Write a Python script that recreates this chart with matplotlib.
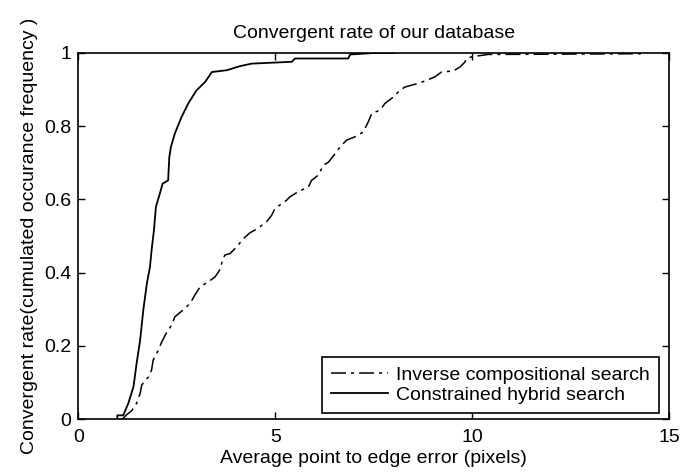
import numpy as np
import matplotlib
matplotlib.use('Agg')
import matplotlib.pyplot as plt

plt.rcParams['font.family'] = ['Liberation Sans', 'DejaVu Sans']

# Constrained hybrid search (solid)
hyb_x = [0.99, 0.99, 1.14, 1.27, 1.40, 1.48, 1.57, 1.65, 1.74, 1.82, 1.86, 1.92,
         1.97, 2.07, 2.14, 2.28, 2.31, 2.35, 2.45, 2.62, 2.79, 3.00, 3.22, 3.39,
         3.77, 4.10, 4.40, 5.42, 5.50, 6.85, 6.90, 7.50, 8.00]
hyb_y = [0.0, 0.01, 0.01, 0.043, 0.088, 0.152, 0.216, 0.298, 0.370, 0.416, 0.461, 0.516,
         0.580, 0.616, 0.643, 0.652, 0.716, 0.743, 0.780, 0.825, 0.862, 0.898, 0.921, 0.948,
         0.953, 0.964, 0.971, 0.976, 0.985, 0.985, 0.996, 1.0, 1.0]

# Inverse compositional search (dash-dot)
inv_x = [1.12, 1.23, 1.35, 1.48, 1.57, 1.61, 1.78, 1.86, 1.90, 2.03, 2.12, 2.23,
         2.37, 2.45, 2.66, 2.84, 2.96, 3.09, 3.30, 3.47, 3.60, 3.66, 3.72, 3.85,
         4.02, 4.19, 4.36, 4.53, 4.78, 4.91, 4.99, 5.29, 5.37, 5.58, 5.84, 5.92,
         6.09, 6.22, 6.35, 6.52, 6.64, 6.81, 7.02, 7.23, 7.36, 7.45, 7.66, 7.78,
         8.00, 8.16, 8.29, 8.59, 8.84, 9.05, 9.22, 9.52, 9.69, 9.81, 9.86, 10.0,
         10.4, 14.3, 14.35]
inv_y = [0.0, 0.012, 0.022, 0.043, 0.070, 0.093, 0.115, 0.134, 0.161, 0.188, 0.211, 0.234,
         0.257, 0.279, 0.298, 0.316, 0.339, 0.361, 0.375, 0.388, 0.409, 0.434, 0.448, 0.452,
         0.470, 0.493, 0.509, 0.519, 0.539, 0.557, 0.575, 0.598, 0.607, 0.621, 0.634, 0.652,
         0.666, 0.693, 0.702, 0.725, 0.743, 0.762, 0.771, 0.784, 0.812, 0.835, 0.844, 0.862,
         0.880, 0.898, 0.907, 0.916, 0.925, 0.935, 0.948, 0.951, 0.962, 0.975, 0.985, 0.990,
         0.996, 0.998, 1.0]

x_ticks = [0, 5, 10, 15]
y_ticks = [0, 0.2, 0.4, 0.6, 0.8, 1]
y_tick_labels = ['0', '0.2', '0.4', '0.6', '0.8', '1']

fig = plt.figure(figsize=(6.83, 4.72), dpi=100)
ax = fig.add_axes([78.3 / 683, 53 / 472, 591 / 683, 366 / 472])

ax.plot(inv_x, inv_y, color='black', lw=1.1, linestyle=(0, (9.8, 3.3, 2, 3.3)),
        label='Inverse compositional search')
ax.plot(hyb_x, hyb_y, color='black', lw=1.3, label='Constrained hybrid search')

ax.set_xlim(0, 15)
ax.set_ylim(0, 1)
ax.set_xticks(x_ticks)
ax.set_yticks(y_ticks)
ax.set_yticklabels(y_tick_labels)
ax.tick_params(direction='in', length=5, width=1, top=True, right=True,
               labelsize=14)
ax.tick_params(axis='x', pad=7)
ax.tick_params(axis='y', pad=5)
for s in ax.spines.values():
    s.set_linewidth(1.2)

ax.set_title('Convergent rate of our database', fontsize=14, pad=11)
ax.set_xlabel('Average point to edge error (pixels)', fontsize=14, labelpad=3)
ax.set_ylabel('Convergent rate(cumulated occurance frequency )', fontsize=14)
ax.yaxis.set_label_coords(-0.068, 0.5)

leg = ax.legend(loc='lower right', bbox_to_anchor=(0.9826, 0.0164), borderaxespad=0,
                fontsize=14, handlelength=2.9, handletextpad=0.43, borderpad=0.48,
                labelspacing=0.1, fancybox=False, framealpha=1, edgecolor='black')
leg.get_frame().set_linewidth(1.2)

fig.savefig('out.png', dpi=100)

Request: Pictures stay out. Repeat only the lines from the beginning of the data through the line that has "plt.rcParams['font.family'] = ['Liberation".

Correct output:
Write a Python script that recreates this chart with matplotlib.
import numpy as np
import matplotlib
matplotlib.use('Agg')
import matplotlib.pyplot as plt

plt.rcParams['font.family'] = ['Liberation Sans', 'DejaVu Sans']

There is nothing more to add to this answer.